Steve Cook currently serves as an Associate Deputy Attorney General in the United States Department of Justice. In March of 2017, he was appointed to serve as the Deputy Attorney General’s point person on the Task Force for Crime Reduction and Public Safety—a task force created at the direction of the President to develop a nationwide strategy to reduce crime. He now serves as the Director of Law Enforcement Affairs for the U.S. Department of Justice.
“This conference will be the most comprehensive information gathering opportunity organized in one place for law enforcement, educators and government leaders,” said Nick DeMauro, Executive Director and CEO of L.E.A.D.
“We have 15 speakers who are experts in their field and will share their wide-ranging knowledge. We are especially fortunate to have Dr. Carnevale facilitate the Marijuana Symposium. With many states including New Jersey faced with potentially legalizing marijuana, more than ever, methods need to be developed to address this problem and he brings extensive knowledge to this complicated issue.”
The Marijuana Symposium will be held on March 20 that will take an agnostic look at how to address the marijuana issue, legal or not, offering tangible, thought-provoking takeaways. It will be facilitated by Dr. John Carnevale, an internationally recognized drug policy expert. Moderated by talk show host Jim McQueeny, presenters and their topics include: Dr. Bill Beacham: Understanding the Marijuana Issue in Society. Dr. William Crano: How Do We Use Media Campaigns to Reduce Drug Use in Adolescents; Dr. Zili Sloboda: Addressing the Marijuana Issue with Prevention. Chief Marco Vasquez: How Do Colorado Police Chiefs Address Marijuana Issues. For more information about the conference, please visit: http://leadrugs.org/3rd-annual-training-conference/
Two marijuana symposium keynote speakers are from states that have already passed legislation. Chris Halsor, a Colorado attorney, expert on drugged driving, and founder of Understanding Legal Marijuana, LLC; and Rich Garza, agency director of the Washington State Liquor and Cannabis Board and past president of the National Conference of state Liquor Administrators will talk about their states’ experiences.
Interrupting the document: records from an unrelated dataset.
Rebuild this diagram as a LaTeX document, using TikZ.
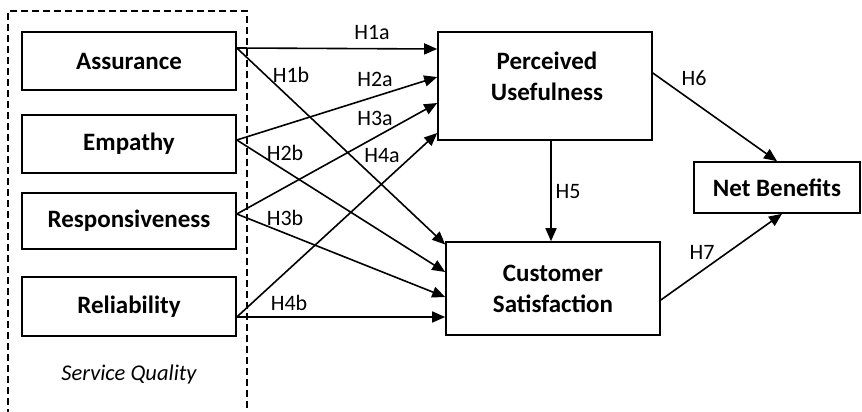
\documentclass[tikz,border=0pt]{standalone}
\usepackage{fontspec}
\setmainfont{Carlito}
\usetikzlibrary{arrows.meta}

\tikzset{
  factor/.style={draw, line width=1.6pt, fill=white, font=\fontsize{25}{31}\selectfont\bfseries, align=center, inner sep=2pt},
  hyp/.style={font=\fontsize{22}{26}\selectfont},
  path/.style={line width=1.6pt, -{Triangle[length=13pt,width=11pt]}}
}

\begin{document}
\begin{tikzpicture}[x=1pt,y=-1pt]
\useasboundingbox (0,0) rectangle (862,412);

% Service quality group
\draw[line width=1.6pt, dash pattern=on 7pt off 4pt] (8,416) -- (8,11) -- (247,11) -- (247,416);
\node[font=\fontsize{22.5}{26}\selectfont\itshape] (sq) at (129,374) {Service Quality};

\node[factor, minimum width=214pt, minimum height=58pt] (as) at (129,61) {Assurance};
\node[factor, minimum width=214pt, minimum height=58pt] (em) at (129,144) {Empathy};
\node[factor, minimum width=214pt, minimum height=56pt] (re) at (129,221) {Responsiveness};
\node[factor, minimum width=214pt, minimum height=59pt] (rl) at (129,306.5) {Reliability};

\node[factor, minimum width=214pt, minimum height=108pt] (pu) at (545,86) {};
\node[factor, draw=none, fill=none] (putext) at (547,76) {Perceived\\Usefulness};
\node[factor, minimum width=214pt, minimum height=93pt] (cs) at (553,288.5) {Customer\\Satisfaction};
\node[factor, minimum width=166pt, minimum height=51pt] (nb) at (777,187.5) {Net Benefits};

% paths to perceived usefulness
\draw[path] ([yshift=13pt]as.east) -- ([yshift=37pt]pu.west);
\draw[path] ([yshift=4pt]em.east) -- ([yshift=9pt]pu.west);
\draw[path] ([yshift=7pt]re.east) -- ([yshift=-17pt]pu.west);
\draw[path] ([yshift=-10.5pt]rl.east) -- ([yshift=-47pt]pu.west);

% paths to customer satisfaction
\draw[path] ([yshift=13pt]as.east) -- ([yshift=44pt]cs.west);
\draw[path] ([yshift=4pt]em.east) -- ([yshift=16.5pt]cs.west);
\draw[path] ([yshift=7pt]re.east) -- ([yshift=-8.5pt]cs.west);
\draw[path] ([yshift=-10.5pt]rl.east) -- ([yshift=-28.5pt]cs.west);

\draw[path] ([xshift=6pt]pu.south) -- ([xshift=-2pt]cs.north);
\draw[path] ([yshift=13pt]pu.east) -- (nb.north);
\draw[path] ([yshift=-11.5pt]cs.east) -- ([xshift=5pt]nb.south);

% hypothesis labels
\node[hyp] (h1a) at (372,33) {H1a};
\node[hyp] (h1b) at (291,75) {H1b};
\node[hyp] (h2a) at (375,79) {H2a};
\node[hyp] (h3a) at (375,118) {H3a};
\node[hyp] (h2b) at (285,153) {H2b};
\node[hyp] (h4a) at (382,156) {H4a};
\node[hyp] (h3b) at (285,218) {H3b};
\node[hyp] (h4b) at (289,303) {H4b};
\node[hyp] (h5) at (568,192) {H5};
\node[hyp] (h6) at (694,78) {H6};
\node[hyp] (h7) at (702,252) {H7};
\end{tikzpicture}
\end{document}
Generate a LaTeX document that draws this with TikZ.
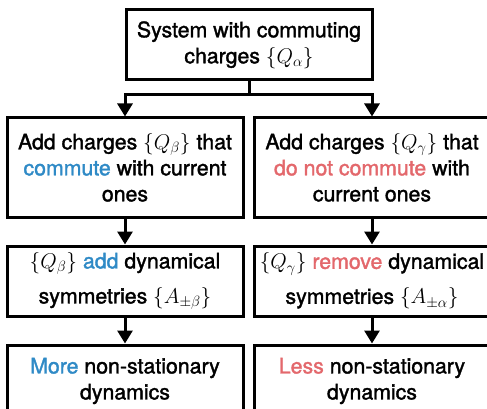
\RequirePackage{fix-cm}
\documentclass[tikz,border=0pt]{standalone}
\usepackage{fontspec}
\setmainfont{TeX Gyre Heros}[FakeBold=1.6]
\usepackage{amsmath}
\usetikzlibrary{arrows.meta,positioning,calc}
\definecolor{chBlue}{HTML}{2F8AC6}
\definecolor{chRed}{HTML}{E3686C}
\tikzset{
  chnode/.style={
    draw, line width=3pt, inner sep=2pt, align=center,
    font=\fontsize{21.3}{26}\selectfont
  },
  chtop/.style={chnode, minimum width=246pt, minimum height=70pt},
  chcol/.style={chnode, minimum width=236pt},
  flowline/.style={line width=3pt},
  flow/.style={flowline, -{Triangle[width=15pt, length=13pt]}}
}

\begin{document}
\begin{tikzpicture}[x=1pt, y=1pt, node distance=26pt]
  \useasboundingbox (0,0) rectangle (487,-409);
  \node[chtop] (sys) at (249,-45) {System with commuting\\charges $\{Q_\alpha\}$};
  % left column: commuting charges
  \node[chcol, minimum height=99pt] (addB) at (125,-167.5) {Add charges $\{Q_\beta\}$ that\\\textcolor{chBlue}{commute} with current\\ones};
  \node[chcol, minimum height=70pt, below=of addB] (symB) {$\{Q_\beta\}$ \textcolor{chBlue}{add} dynamical\\[9pt]symmetries $\{A_{\pm\beta}\}$};
  \node[chcol, minimum height=72pt, below=of symB] (dynB) {\textcolor{chBlue}{More} non-stationary\\dynamics};
  % right column: non-commuting charges
  \node[chcol, minimum height=99pt] (addG) at (372,-167.5) {Add charges $\{Q_\gamma\}$ that\\\textcolor{chRed}{do not commute} with\\current ones};
  \node[chcol, minimum height=70pt, below=of addG] (symG) {$\{Q_\gamma\}$ \textcolor{chRed}{remove} dynamical\\[9pt]symmetries $\{A_{\pm\alpha}\}$};
  \node[chcol, minimum height=72pt, below=of symG] (dynG) {\textcolor{chRed}{Less} non-stationary\\dynamics};
  % connectors
  \coordinate (split) at ($(sys.south)+(0,-13.5)$);
  \draw[flowline] (sys.south) -- (split);
  \draw[flow] (split) -| (addB.north);
  \draw[flow] (split) -| (addG.north);
  \draw[flow] (addB) -- (symB);
  \draw[flow] (symB) -- (dynB);
  \draw[flow] (addG) -- (symG);
  \draw[flow] (symG) -- (dynG);
\end{tikzpicture}
\end{document}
On March 19, morning keynote speaker Bernard James, Professor of Constitutional Law at Pepperdine University School of Law will talk about school safety and the law and address issues facing law enforcement and educators in school such as search and seizure, confronting illegal activities and understanding the role of educators and law enforcement in those circumstances. The day will also include interactive discussion workshops: Bernard James: What a Safe School Looks Like: Major Legislation And Top Cases; Douglas Collier: The Heroin and Opiate Problem: Where Are We At And Where Are We Going; Dr. Bill Beacham: The History Of The Drug Problem In America; Charles Mendez: The Too Good For Drugs and Violence Family of Curricula; Dr. Allan Cohen: Why Should You Only Use Evidence-Based Programs.
On March 18, drug and violence prevention certification workshops will be held to certify law enforcement officers to teach L.E.A.D. IN THE CLASSROOM, an evidence-based tested and proven effective K-12 anti-drug and anti-violence program. Another workshop will be offered for L.E.A.D. ON THE STREET, a science-based program providing information and skills for law enforcement to bring best practices back to their respective agencies to support community prevention programs creating safer and healthier communities free of drugs, bullying, and violence.
Attendees will include L.E.A.D. officers, police chiefs, senior police management, narcotics enforcement officers, school resource officers, superintendents, principals, school-based law enforcement personnel as well as community and educational leaders.
Established in 2014, L.E.A.D. the only law enforcement-focused 501(c)(3) charitable organization offering a comprehensive drug prevention initiative with an IN THE CLASSROOM component for students and an ON THE STREET component for law enforcement. L.E.A.D. provides leadership, resources and management to ensure law enforcement agencies have the means to partner with our educators, community leaders, and families by providing proven and effective evidence-based programs to deter youth and adults from drug use, drug related crimes, bullying and violence. We are committed to reinforcing the mutual respect, goodwill and relations between law enforcement and their communities.